Coastal Wetlands Research Possible Solution to Combat Climate Change
Dr. Joe Carlin and Theresa Duncan
August 20, 2019
Community college student Theresa Duncan spent the summer working in a “carbon sink” — coastal wetlands that can use and remove excess carbon from the atmosphere.
As part of a group of community college students studying at Cal State Fullerton, she worked on a research project on how carbon, one of the essential building blocks of organic life, buried in the soil of California’s coastal wetlands can help combat climate change.
For eight weeks, Duncan worked with C.S.U.F. faculty mentor Joe Carlin, assistant professor of geological sciences, on the research as part of "Regional Alliance in STEM Education: Raising the Bar in Transfer, Retention and Graduation Rates," known as Project RAISE . The summer undergraduate program brings community college students to campus to conduct STEM research.
Duncan was among 93 C.S.U.F. and community college students who presented their research projects at the recent Summer Research Symposium, presented by Project RAISE.
For their study, Carlin and Duncan examined how much carbon is in the soil of three different habitats within Eden Landing Ecological Reserve in San Francisco Bay. Duncan, who plans to pursue a career in environmental geology, traveled to the San Francisco Bay to collect soil samples.
“It’s been an amazing learning opportunity to prepare me for C.S.U.F,” said Duncan, who is transferring to the university this fall from Cypress College and plans to continue working with Carlin on the ongoing research project. “The biggest benefit was getting hands-on research experience.”
Coastal wetlands are known as a “carbon sink” — meaning they are an ecosystem that can use and remove excess carbon, such as CO2, from the atmosphere, said Carlin, who is collaborating with Patty Oikawa, assistant professor of earth and environmental sciences at C.S.U. East Bay.
“The more carbon in the atmosphere, the stronger the greenhouse effect, which causes the Earth’s temperatures to rise, driving climate change,” he noted.
Plants and phytoplankton — microscopic plants that live in the water in coastal wetlands — take in CO2 from the atmosphere during photosynthesis in order to grow.

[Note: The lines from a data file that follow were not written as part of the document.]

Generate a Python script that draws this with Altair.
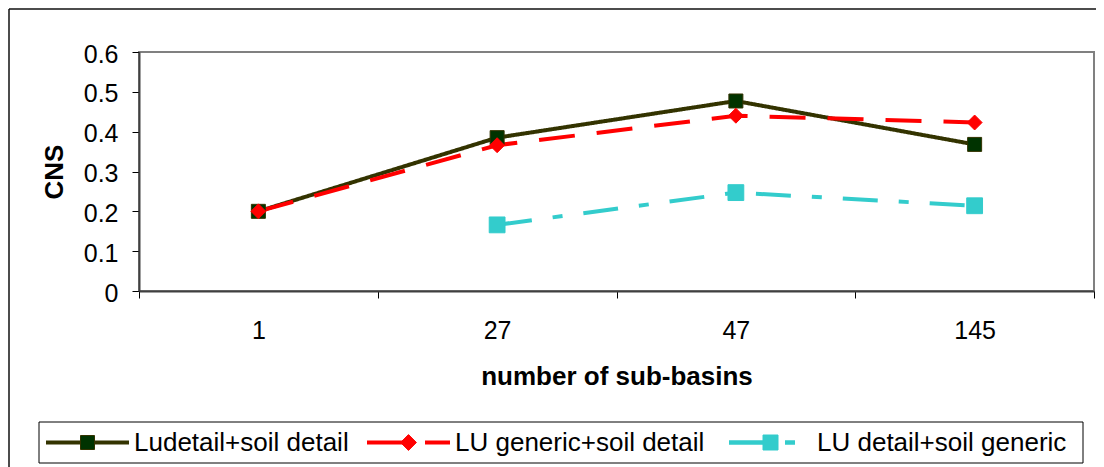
import altair as alt
import pandas as pd

# ---------------- data ----------------
categories = ["1", "27", "47", "145"]
series_names = ["Ludetail+soil detail", "LU generic+soil detail", "LU detail+soil generic"]
ludetail_soil_detail = [0.200, 0.385, 0.477, 0.368]
lu_generic_soil_detail = [0.200, 0.366, 0.440, 0.423]
lu_detail_soil_generic = [None, 0.166, 0.247, 0.214]
y_ticks = [0, 0.1, 0.2, 0.3, 0.4, 0.5, 0.6]

# ---------------- styles ----------------
FONT = "Liberation Sans"
line_colors = ["#333300", "#FF0000", "#33CCCC"]
marker_fill = ["#003300", "#FF0000", "#33CCCC"]
marker_stroke = ["#333300", "#FF0000", "#33CCCC"]
marker_shape = ["square", "diamond", "square"]
marker_size = [196, 250, 225]
dashes = [[1, 0], [36, 22], [35, 21, 10, 21]]
line_widths = [4, 4, 4.5]

rows = []
for name, vals in zip(series_names, [ludetail_soil_detail, lu_generic_soil_detail, lu_detail_soil_generic]):
    for i, (c, v) in enumerate(zip(categories, vals)):
        if v is not None:
            rows.append({"series": name, "basins": c, "CNS": v, "idx": i})
df = pd.DataFrame(rows)
one = pd.DataFrame({"_": [0]})

W, H = 955, 239

x_enc = alt.X(
    "basins:N",
    sort=categories,
    scale=alt.Scale(type="band", domain=categories, paddingInner=0, paddingOuter=0),
    axis=alt.Axis(
        title="number of sub-basins", labelAngle=0, tickBand="extent",
        labelFont=FONT, labelFontSize=25, labelColor="black", labelPadding=20,
        tickSize=7, tickColor="black", tickWidth=1,
        domainColor="#404040", domainWidth=2,
        titleFont=FONT, titleFontSize=26, titleFontWeight="bold", titleColor="black",
        titleX=W / 2, titleY=72.5, titleBaseline="top", titleAlign="center",
        grid=False,
    ),
)
y_enc = alt.Y(
    "CNS:Q",
    scale=alt.Scale(domain=[0, 0.6], nice=False),
    axis=alt.Axis(
        title="CNS", values=y_ticks, format=".1~f",
        labelFont=FONT, labelFontSize=25, labelColor="black", labelPadding=14, labelOffset=2,
        tickSize=7, tickColor="black", tickWidth=1,
        domainColor="#404040", domainWidth=2,
        titleFont=FONT, titleFontSize=26, titleFontWeight="bold", titleColor="black",
        titleX=-85, titleY=H / 2, titleBaseline="middle", titleAlign="center", titleAngle=270,
        grid=False,
    ),
)

base = alt.Chart(df)
lines = base.mark_line().encode(
    x=x_enc,
    y=y_enc,
    color=alt.Color("series:N", scale=alt.Scale(domain=series_names, range=line_colors), legend=None),
    strokeDash=alt.StrokeDash("series:N", scale=alt.Scale(domain=series_names, range=dashes), legend=None),
    strokeWidth=alt.StrokeWidth("series:N", scale=alt.Scale(domain=series_names, range=line_widths), legend=None),
    order=alt.Order("idx:Q"),
)
points = base.mark_point(filled=True, opacity=1, strokeWidth=1).encode(
    x=x_enc,
    y=y_enc,
    shape=alt.Shape("series:N", scale=alt.Scale(domain=series_names, range=marker_shape), legend=None),
    size=alt.Size("series:N", scale=alt.Scale(domain=series_names, range=marker_size), legend=None),
    fill=alt.Fill("series:N", scale=alt.Scale(domain=series_names, range=marker_fill), legend=None),
    stroke=alt.Stroke("series:N", scale=alt.Scale(domain=series_names, range=marker_stroke), legend=None),
)

# ---------------- decorations: outer frame and legend ----------------
frame_v = alt.Chart(one).mark_rule(color="#111111", strokeWidth=1.5).encode(
    x=alt.value(-130), y=alt.value(-43), y2=alt.value(430))
frame_h = alt.Chart(one).mark_rule(color="#111111", strokeWidth=1.5).encode(
    y=alt.value(-43), x=alt.value(-130), x2=alt.value(980))
legend_box = alt.Chart(one).mark_rect(fill="white", stroke="black", strokeWidth=1).encode(
    x=alt.value(-100), x2=alt.value(944), y=alt.value(370), y2=alt.value(411))

legend_layers = []
LEG_Y = 390.5
LEG_SYM_X = [-93, 228, 590]
SYM_LEN = 83
for i, name in enumerate(series_names):
    sx = LEG_SYM_X[i]
    legend_layers.append(
        alt.Chart(one).mark_rule(color=line_colors[i], strokeWidth=line_widths[i], strokeDash=dashes[i]).encode(
            x=alt.value(sx), x2=alt.value(sx + SYM_LEN), y=alt.value(LEG_Y)))
    legend_layers.append(
        alt.Chart(one).mark_point(shape=marker_shape[i], size=marker_size[i], filled=True, opacity=1,
                                  fill=marker_fill[i], stroke=marker_stroke[i], strokeWidth=1).encode(
            x=alt.value(sx + SYM_LEN / 2), y=alt.value(LEG_Y)))
    legend_layers.append(
        alt.Chart(one).mark_text(text=name, align="left", baseline="middle", font=FONT,
                                 fontSize=26, color="black").encode(
            x=alt.value(sx + SYM_LEN + 5), y=alt.value(LEG_Y)))

chart = alt.layer(frame_v, frame_h, legend_box, lines, points, *legend_layers).properties(
    width=W,
    height=H,
    padding={"left": 131, "top": 44, "right": 2, "bottom": 176},
    autosize=alt.AutoSizeParams(type="none"),
    background="white",
).configure_view(stroke="#808080", strokeWidth=2)

chart.save("out.html", embed_options={"renderer": "svg", "actions": False})
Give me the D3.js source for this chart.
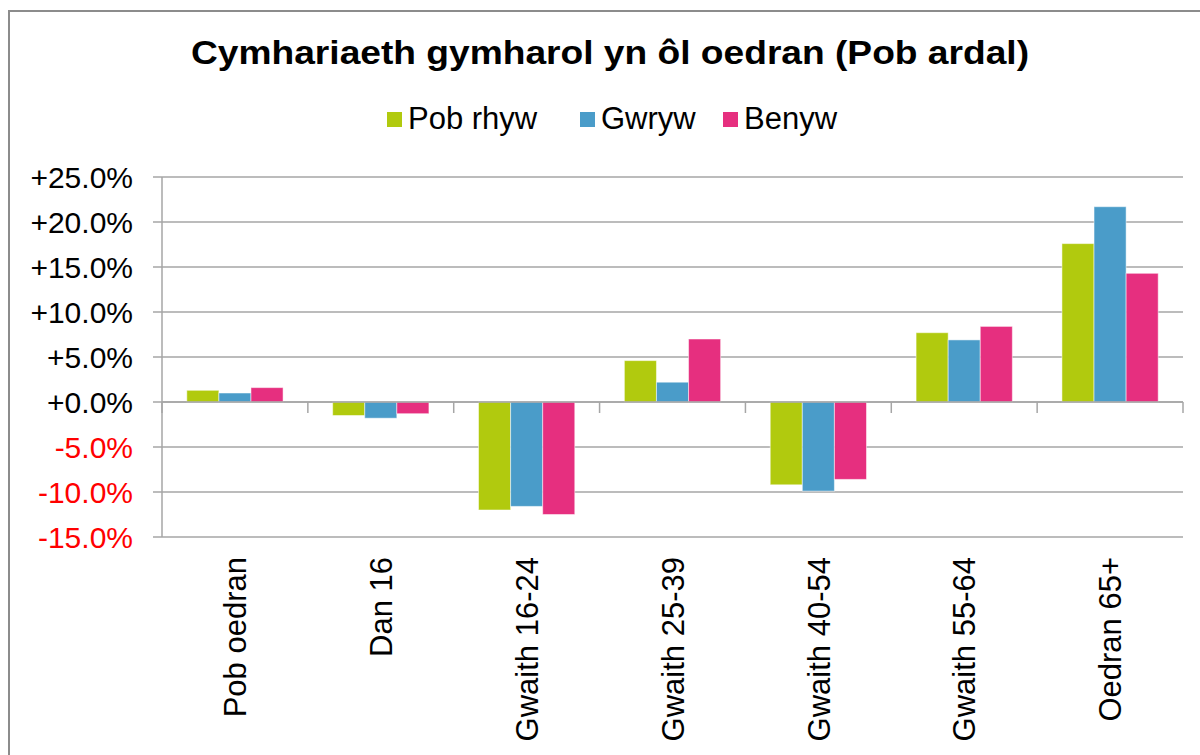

This biological process, combined with sediment accumulation in coastal wetlands, bury the carbon into the soil and create a net loss of CO2 in the atmosphere, Carlin explained.
“One way to think about it is that fossil fuels, such as gasoline, take carbon that was buried in the ground, then we burn it in our cars, and move it into the atmosphere, which can have a negative effect on our climate,” Carlin said. “Coastal wetlands work in reverse by taking carbon out of the atmosphere and, using photosynthesis, create plant material that can eventually get buried back in the ground.”